IEA melaporkan di bulan April, rata-rata ekspor minyak mentah Rusia mencapai 8,1 juta barel per hari, naik 620 ribu barel dari bulan sebelumnya, dan sama dengan rata-rata Januari dan Februari.
Artinya, ekspor Rusia kembali ke level sebelum perang dengan Ukraina dimulai akhir Februari lalu.
Namun, ekspor tersebut kini terancam menurun, sebab nilai tukar rubel yang sangat kuat. Saat rubel menguat, harga minyak Ural tentunya akan lebih mahal bagi pemegang mata uang lainnya, yang bisa menurunkan permintaan.
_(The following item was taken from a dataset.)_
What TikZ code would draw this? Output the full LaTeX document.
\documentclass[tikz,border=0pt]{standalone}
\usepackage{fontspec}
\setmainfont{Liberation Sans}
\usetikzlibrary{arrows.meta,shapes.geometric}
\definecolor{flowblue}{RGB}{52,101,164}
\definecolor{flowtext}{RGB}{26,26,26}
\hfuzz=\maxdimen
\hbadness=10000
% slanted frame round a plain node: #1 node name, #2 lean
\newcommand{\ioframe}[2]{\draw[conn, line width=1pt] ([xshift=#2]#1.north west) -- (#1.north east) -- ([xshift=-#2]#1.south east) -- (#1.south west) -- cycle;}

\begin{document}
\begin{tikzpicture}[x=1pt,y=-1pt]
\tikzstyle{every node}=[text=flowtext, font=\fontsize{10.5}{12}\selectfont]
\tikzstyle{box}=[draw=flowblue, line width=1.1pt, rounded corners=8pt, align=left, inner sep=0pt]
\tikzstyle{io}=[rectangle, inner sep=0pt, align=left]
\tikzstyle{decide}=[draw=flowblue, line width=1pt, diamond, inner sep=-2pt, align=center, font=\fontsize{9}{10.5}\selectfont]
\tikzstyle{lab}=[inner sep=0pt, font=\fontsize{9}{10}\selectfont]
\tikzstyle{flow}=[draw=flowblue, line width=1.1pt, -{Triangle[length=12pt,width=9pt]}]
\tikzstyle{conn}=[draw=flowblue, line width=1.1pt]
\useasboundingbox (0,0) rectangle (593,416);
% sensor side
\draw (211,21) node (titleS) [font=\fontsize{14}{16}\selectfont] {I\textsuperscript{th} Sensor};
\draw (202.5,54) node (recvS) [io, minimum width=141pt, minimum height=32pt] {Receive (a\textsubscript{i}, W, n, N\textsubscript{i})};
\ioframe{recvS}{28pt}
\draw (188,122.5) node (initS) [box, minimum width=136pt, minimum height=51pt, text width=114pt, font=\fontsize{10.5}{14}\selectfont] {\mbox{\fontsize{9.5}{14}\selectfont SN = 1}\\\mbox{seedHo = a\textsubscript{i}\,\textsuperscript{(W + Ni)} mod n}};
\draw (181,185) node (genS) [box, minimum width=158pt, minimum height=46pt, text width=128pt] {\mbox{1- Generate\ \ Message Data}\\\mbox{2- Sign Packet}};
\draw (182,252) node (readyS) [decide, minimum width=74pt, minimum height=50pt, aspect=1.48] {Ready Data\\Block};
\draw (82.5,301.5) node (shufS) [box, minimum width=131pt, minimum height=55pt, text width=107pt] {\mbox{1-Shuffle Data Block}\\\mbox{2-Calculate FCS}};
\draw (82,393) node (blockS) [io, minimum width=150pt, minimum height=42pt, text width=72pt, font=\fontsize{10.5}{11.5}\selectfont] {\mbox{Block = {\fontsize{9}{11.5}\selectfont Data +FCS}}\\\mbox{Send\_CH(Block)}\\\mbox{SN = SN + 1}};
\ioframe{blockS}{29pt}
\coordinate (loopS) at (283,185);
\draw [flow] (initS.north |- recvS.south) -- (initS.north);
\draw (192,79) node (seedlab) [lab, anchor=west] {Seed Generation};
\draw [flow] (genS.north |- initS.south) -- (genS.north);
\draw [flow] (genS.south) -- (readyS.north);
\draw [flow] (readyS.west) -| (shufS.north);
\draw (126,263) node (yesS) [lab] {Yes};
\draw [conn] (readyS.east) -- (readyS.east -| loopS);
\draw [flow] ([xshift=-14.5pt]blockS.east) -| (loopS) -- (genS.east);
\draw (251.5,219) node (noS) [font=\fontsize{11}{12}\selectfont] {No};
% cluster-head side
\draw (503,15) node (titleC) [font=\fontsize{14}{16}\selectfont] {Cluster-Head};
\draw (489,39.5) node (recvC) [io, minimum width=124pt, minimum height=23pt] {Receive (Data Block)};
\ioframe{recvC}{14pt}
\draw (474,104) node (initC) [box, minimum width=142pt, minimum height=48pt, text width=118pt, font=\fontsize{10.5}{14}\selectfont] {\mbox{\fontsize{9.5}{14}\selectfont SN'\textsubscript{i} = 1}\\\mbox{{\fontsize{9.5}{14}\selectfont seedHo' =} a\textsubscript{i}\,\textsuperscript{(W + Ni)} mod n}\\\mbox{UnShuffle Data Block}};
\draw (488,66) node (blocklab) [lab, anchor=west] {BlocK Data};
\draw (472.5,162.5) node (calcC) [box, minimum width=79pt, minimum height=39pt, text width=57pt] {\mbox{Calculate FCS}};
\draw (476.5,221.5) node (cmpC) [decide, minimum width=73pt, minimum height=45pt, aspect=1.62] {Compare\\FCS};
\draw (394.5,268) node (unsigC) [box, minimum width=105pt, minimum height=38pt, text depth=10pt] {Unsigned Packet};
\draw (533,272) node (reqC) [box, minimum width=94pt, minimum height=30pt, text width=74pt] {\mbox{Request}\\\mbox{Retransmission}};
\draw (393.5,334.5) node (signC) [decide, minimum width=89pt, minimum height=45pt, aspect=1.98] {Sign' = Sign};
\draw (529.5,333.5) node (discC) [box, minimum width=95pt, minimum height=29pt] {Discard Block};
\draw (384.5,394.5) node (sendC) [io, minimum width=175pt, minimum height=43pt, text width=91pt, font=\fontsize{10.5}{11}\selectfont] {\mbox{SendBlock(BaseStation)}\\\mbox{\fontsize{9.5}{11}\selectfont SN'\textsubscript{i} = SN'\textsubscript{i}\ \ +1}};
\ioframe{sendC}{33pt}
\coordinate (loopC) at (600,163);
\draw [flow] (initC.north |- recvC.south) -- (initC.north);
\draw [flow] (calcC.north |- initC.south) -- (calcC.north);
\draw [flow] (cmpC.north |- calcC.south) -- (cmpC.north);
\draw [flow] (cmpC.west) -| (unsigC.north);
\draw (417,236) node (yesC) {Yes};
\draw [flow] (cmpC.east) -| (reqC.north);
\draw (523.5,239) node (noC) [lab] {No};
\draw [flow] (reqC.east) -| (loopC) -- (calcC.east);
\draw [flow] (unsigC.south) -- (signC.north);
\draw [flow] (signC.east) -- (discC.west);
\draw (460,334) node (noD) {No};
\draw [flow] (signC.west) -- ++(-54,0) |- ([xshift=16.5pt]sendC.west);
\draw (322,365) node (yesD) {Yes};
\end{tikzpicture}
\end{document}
"Semakin kuat nilai tukar maka defisit anggaran akan semakin besar. Penguatan itu akan mempersulit para eksportir, menaikkan biaya dan mengurangi pendapatan," kata Evgeny Kogan, profesor di Higher School of Economic di Moskow, sebagaimana dilansir Bloomberg, Senin (23/5/2022).
Dimitry Peskov, juru bicara Kremlin mengatakan apresiasi nilai tukar rubel saat ini menjadi topik utama diskusi Presiden Putin dengan para penasehat ekonominya.
"Penguatan nilai tukar rubel menjadi perhatian khusus bagi pemerintah," kata Peskov, sebagaimana dilansir Bloomberg, Rabu (25/5/2022).